Information shown:
-- Start --

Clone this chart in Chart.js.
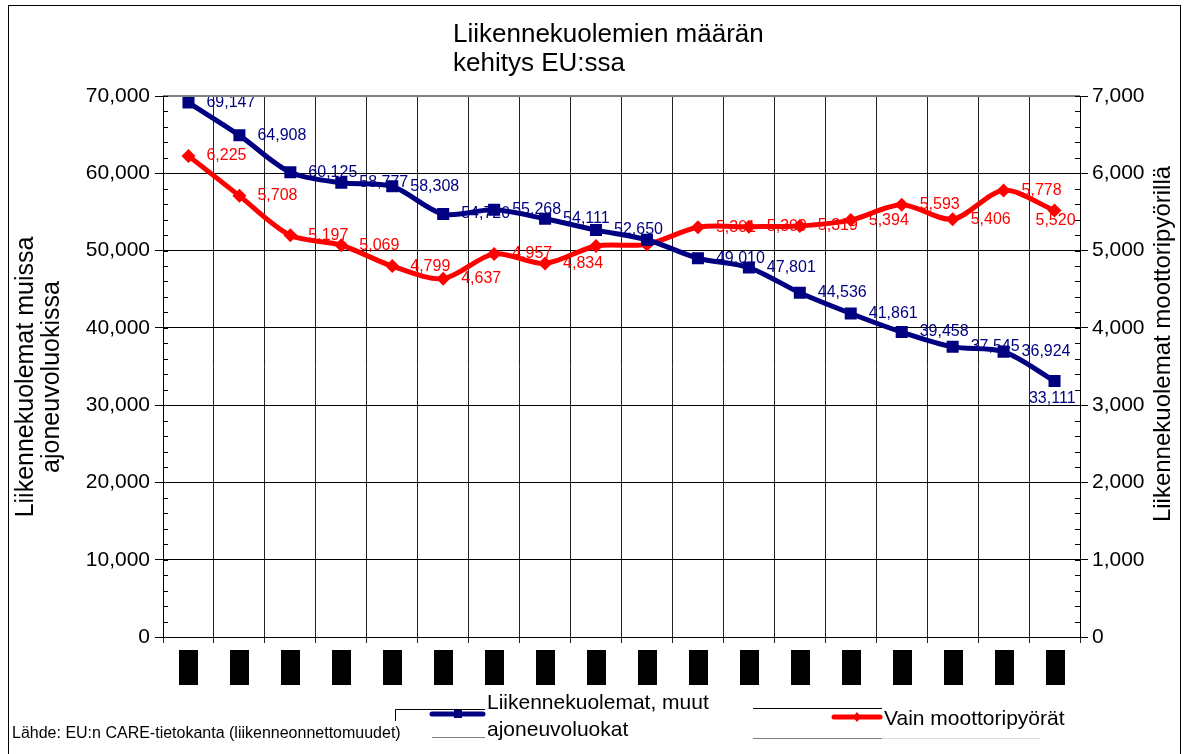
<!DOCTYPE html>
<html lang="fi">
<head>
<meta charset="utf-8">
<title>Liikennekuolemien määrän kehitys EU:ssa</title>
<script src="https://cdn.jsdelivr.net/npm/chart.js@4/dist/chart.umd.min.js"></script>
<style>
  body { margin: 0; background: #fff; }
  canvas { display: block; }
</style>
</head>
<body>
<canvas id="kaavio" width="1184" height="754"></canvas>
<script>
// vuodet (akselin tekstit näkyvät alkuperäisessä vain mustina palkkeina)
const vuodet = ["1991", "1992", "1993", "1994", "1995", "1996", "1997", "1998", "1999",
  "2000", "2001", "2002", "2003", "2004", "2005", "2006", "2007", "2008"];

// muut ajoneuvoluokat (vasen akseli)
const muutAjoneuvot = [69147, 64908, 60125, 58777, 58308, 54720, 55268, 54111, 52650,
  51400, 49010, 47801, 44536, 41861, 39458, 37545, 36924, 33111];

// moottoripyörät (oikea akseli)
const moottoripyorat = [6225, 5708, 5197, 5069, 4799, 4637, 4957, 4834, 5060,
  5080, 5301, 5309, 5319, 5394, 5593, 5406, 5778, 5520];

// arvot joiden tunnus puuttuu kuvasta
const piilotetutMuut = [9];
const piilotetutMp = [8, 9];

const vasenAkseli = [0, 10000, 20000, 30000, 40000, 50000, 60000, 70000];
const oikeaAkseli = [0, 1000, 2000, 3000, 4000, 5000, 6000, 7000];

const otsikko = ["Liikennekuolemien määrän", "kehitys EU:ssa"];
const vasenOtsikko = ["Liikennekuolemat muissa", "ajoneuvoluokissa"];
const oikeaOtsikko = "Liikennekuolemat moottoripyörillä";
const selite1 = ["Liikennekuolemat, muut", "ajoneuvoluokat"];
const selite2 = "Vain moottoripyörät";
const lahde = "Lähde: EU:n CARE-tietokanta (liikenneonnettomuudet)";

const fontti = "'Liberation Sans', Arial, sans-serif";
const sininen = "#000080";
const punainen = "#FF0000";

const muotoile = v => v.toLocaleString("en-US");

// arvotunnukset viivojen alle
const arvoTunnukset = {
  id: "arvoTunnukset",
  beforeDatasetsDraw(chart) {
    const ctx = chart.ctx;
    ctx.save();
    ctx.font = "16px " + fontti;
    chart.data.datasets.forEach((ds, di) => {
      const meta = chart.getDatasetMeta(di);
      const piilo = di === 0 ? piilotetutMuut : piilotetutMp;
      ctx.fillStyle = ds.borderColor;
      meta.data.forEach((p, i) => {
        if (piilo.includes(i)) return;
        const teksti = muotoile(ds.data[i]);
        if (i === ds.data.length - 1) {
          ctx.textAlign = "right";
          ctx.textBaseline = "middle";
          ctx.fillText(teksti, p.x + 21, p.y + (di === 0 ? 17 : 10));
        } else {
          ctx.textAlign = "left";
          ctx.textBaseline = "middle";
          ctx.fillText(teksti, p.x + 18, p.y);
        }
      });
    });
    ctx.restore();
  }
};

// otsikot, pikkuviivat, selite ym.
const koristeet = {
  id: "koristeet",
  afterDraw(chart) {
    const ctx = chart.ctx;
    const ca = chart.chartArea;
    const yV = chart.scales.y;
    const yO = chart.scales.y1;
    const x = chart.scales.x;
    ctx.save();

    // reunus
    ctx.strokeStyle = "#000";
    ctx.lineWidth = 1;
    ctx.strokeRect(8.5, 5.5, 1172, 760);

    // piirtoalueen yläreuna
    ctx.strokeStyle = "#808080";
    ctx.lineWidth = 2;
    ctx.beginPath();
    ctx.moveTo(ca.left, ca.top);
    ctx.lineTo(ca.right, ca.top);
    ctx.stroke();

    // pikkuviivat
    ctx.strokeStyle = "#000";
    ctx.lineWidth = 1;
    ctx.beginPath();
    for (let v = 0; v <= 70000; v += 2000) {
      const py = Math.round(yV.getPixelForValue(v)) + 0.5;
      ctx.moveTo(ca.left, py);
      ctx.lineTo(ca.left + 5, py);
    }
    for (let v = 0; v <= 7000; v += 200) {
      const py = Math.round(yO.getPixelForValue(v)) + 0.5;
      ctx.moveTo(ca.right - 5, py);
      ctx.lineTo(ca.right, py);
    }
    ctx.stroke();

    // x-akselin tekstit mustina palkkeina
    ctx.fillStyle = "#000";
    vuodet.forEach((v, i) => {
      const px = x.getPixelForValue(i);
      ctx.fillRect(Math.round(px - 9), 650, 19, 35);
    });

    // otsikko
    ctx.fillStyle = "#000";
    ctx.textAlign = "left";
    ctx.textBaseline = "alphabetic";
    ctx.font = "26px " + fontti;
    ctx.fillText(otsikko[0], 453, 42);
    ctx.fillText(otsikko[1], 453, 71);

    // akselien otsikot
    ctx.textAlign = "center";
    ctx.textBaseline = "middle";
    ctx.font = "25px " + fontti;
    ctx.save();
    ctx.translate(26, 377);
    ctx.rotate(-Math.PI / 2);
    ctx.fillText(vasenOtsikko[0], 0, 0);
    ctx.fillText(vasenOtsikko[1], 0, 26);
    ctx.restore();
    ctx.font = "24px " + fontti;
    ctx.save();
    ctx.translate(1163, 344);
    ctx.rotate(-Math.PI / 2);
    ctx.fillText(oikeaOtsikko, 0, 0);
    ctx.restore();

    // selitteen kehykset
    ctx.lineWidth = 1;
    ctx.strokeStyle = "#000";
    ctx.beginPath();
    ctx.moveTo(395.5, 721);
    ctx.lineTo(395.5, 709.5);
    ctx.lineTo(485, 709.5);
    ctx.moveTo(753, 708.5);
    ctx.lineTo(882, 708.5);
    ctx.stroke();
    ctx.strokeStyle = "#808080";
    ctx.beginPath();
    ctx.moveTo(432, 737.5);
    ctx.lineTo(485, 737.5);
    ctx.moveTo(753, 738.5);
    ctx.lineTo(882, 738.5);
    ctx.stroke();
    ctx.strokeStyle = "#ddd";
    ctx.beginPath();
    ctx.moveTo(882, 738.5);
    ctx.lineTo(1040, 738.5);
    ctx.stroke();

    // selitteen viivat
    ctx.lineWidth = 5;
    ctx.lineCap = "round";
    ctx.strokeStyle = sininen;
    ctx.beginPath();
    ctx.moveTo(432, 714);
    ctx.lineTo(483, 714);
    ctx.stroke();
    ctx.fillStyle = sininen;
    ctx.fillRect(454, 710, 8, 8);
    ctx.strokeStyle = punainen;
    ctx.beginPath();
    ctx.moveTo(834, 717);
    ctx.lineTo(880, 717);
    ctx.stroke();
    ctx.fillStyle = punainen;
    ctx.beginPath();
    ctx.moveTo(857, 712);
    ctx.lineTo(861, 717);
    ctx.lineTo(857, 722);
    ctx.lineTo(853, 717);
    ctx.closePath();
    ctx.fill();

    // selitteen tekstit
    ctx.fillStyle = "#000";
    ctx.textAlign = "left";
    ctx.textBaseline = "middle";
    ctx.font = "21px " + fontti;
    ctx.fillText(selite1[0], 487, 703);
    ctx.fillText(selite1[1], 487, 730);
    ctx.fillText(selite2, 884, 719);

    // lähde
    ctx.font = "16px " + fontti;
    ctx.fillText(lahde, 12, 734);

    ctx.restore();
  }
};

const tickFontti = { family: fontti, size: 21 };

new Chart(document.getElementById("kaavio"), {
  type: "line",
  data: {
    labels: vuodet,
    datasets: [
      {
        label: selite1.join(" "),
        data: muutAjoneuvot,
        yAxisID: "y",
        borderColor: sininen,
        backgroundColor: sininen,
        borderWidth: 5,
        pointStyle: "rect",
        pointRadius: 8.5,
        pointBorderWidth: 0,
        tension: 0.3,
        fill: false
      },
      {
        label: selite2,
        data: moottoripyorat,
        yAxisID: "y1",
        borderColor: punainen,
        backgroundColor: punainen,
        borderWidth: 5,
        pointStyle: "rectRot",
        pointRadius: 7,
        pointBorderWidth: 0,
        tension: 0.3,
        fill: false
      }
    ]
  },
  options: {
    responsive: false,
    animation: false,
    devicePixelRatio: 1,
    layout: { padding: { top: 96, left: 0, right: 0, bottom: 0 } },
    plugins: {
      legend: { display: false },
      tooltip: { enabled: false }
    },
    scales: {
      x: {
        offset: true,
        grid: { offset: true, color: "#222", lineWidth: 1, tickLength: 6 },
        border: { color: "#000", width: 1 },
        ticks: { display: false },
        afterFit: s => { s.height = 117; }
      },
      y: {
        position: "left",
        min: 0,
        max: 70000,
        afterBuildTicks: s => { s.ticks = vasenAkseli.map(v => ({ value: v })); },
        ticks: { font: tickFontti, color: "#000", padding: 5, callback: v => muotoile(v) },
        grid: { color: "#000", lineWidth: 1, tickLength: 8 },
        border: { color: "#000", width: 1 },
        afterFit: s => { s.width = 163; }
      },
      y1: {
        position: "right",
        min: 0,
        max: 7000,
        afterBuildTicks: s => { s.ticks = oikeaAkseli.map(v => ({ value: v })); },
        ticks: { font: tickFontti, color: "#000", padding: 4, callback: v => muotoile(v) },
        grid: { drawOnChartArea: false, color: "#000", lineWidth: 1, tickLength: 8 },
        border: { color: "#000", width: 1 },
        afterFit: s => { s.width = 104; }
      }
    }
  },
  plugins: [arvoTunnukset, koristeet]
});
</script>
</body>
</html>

-- End --

Goal of the exercise:
Leave out the pictures, then repeat the listing above exactly from its first line to the line with "const muotoile = v", inclusive.

Response:
Clone this chart in Chart.js.
<!DOCTYPE html>
<html lang="fi">
<head>
<meta charset="utf-8">
<title>Liikennekuolemien määrän kehitys EU:ssa</title>
<script src="https://cdn.jsdelivr.net/npm/chart.js@4/dist/chart.umd.min.js"></script>
<style>
  body { margin: 0; background: #fff; }
  canvas { display: block; }
</style>
</head>
<body>
<canvas id="kaavio" width="1184" height="754"></canvas>
<script>
// vuodet (akselin tekstit näkyvät alkuperäisessä vain mustina palkkeina)
const vuodet = ["1991", "1992", "1993", "1994", "1995", "1996", "1997", "1998", "1999",
  "2000", "2001", "2002", "2003", "2004", "2005", "2006", "2007", "2008"];

// muut ajoneuvoluokat (vasen akseli)
const muutAjoneuvot = [69147, 64908, 60125, 58777, 58308, 54720, 55268, 54111, 52650,
  51400, 49010, 47801, 44536, 41861, 39458, 37545, 36924, 33111];

// moottoripyörät (oikea akseli)
const moottoripyorat = [6225, 5708, 5197, 5069, 4799, 4637, 4957, 4834, 5060,
  5080, 5301, 5309, 5319, 5394, 5593, 5406, 5778, 5520];

// arvot joiden tunnus puuttuu kuvasta
const piilotetutMuut = [9];
const piilotetutMp = [8, 9];

const vasenAkseli = [0, 10000, 20000, 30000, 40000, 50000, 60000, 70000];
const oikeaAkseli = [0, 1000, 2000, 3000, 4000, 5000, 6000, 7000];

const otsikko = ["Liikennekuolemien määrän", "kehitys EU:ssa"];
const vasenOtsikko = ["Liikennekuolemat muissa", "ajoneuvoluokissa"];
const oikeaOtsikko = "Liikennekuolemat moottoripyörillä";
const selite1 = ["Liikennekuolemat, muut", "ajoneuvoluokat"];
const selite2 = "Vain moottoripyörät";
const lahde = "Lähde: EU:n CARE-tietokanta (liikenneonnettomuudet)";

const fontti = "'Liberation Sans', Arial, sans-serif";
const sininen = "#000080";
const punainen = "#FF0000";

const muotoile = v => v.toLocaleString("en-US");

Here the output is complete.